Please pour yourself a glass of wine.
I am going to rant.
You usually won’t hear me ranting and carrying on over here at Lake Superior Spirit.
Usually I am “turning things around” to see everything in a more positive light.
Today I am scowling. Frowning. Huffing and puffing in indignation!
“What has happened?” you ask, with concern.
“My…computer…has…died,” I spit out.
“But how are you writing a blog?” you inquire, nicely.
“I am writing on Ms. Ellie, the laptop,” I snarl.
“Can you express gratitude for that?” you smile sweetly.
Yes, the main computer hath died.
And it’s not pretty.
You know why it’s not pretty? Because I am about to receive 1,800 tax payments which need to be receipted. Starting December 1st. (You know I’m a township treasurer, right?) And the computer…hath…shined its “black screen of death”.
This has happened before. Not like it’s a novel occurrence, oh no! The computer has a sense of humor. It waits to see when Kathy is the busiest, the most stressed, the most occupied and giggles, “Ah ha! Let’s make her life crazy RIGHT NOW!”
In my greatest spiritual fantasies, I smile. I ignore the Computer’s refusal to start. I express gratitude for the adjunct Ms. Ellie. I put it all in God’s hands.
In my lesser spiritual fantasies, I am not as loving.
I glare at the poor computer repair fellow (whom I adore) who told me just hours ago, “Oh it’s nothing! It’s just that your woodstove dust has clogged up your fan. Nothing to worry about. I ran every test imaginable. It will be fine.”
However–when I took the poor ailing creature home from the Computer Repair Shop–all sorts of Error Messages began appearing. I began to wail to poor Barry.
Then a Blue Screen appeared. It said, “Erasing all physical memory now.”
I am not a happy camper.
I am pouring myself a glass of wine.
I have no idea what photos to show you. All of the “good” photos are…on…the…other…computer.
OK, let’s start to relax.
Let’s start the inner pep talk.
“It will be fine, Kathy. It is always fine. You know that, don’t you? Whenever you stress out, doesn’t it work out OK in the end?”
“Yes,” I reply.
“Can you just breathe? Just breathe in and out. Affirm that it is going to be OK. Can you do that?”

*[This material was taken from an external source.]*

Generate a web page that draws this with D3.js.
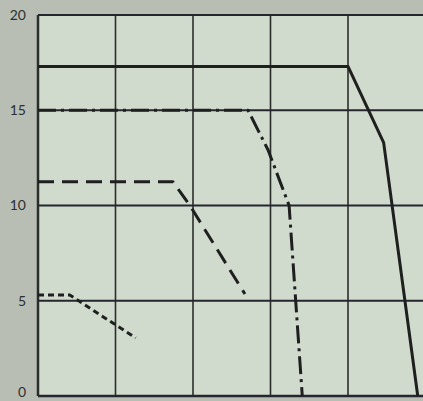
<!DOCTYPE html>
<html><head><meta charset="utf-8">
<script src="https://cdn.jsdelivr.net/npm/d3@7"></script>
<style>
html,body{margin:0;padding:0;background:#b9beb5;}
svg{display:block;}
</style></head>
<body>
<svg id="c" width="423" height="401"></svg>
<script>
const yTicks = [0, 5, 10, 15, 20];
const xGrid = [0, 1, 2, 3, 4, 5];
const solidX = [0, 4.0, 4.46, 4.9];
const solidY = [17.3, 17.3, 13.3, 0];
const dashDotX = [0, 2.71, 2.97, 3.24, 3.41];
const dashDotY = [15.0, 15.0, 12.9, 10.0, 0];
const dashedX = [0, 1.74, 1.96, 2.67];
const dashedY = [11.25, 11.25, 10.0, 5.35];
const dottedX = [0, 0.41, 1.26];
const dottedY = [5.3, 5.3, 3.05];

const svg = d3.select("#c");
const W = 423, H = 401;
const x = d3.scaleLinear().domain([0, 5]).range([38, 425.5]);
const y = d3.scaleLinear().domain([0, 20]).range([396, 15]);

svg.append("rect").attr("width", W).attr("height", H).attr("fill", "#b9beb5");
svg.append("rect").attr("x", x(0)).attr("y", y(20)).attr("width", x(5) - x(0)).attr("height", y(0) - y(20)).attr("fill", "#d0dbcd");

// vertical grid
svg.append("g").selectAll("line").data(xGrid).join("line")
  .attr("x1", d => x(d)).attr("x2", d => x(d))
  .attr("y1", y(20)).attr("y2", y(0))
  .attr("stroke", "#2b2d2b").attr("stroke-width", d => d === 0 ? 2.5 : 1.6);

// horizontal grid
svg.append("g").selectAll("line").data(yTicks).join("line")
  .attr("x1", x(0)).attr("x2", W)
  .attr("y1", d => y(d)).attr("y2", d => y(d))
  .attr("stroke", "#25262e").attr("stroke-width", d => d === 0 ? 2.5 : 2.2);

// axis labels via d3 axis
const ax = svg.append("g").attr("transform", `translate(${x(0)},0)`)
  .call(d3.axisLeft(y).tickValues(yTicks).tickSize(0).tickPadding(12).tickFormat(d3.format("d")));
ax.select(".domain").remove();
ax.selectAll("text").attr("font-family", "Lato, 'DejaVu Sans', sans-serif")
  .attr("font-size", 14).attr("fill", "#2c3032");
ax.selectAll(".tick").filter(d => d === 0).select("text").attr("dy", "0.05em");

const line = d3.line().x(d => x(d[0])).y(d => y(d[1]));
function draw(xs, ys, dash, w) {
  svg.append("path").datum(xs.map((v, i) => [v, ys[i]]))
    .attr("d", line).attr("fill", "none").attr("stroke", "#1e1f1f")
    .attr("stroke-width", w).attr("stroke-dasharray", dash)
    .attr("stroke-linejoin", "round");
}
draw(solidX, solidY, null, 3);
draw(dashDotX, dashDotY, "18 5 3 5", 3);
draw(dashedX, dashedY, "16 8", 3);
draw(dottedX, dottedY, "6 4", 3);
</script>
</body></html>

“It is going to be OK,” I reply.
“Very good. Very good. Can you keep affirming this until Tuesday when you bring the computer back to the doctor?”
“Errr…” I reply.
“Very good,” says the Higher Self.
Ladies and gentlemen. Please. What do you do when you’re frustrated? When Life has tested you? Do you immediately revert to the positive, the joyful, the allowing? Or do you rant?
(Your answers will help keep my mind off the current challenge. Thank you.)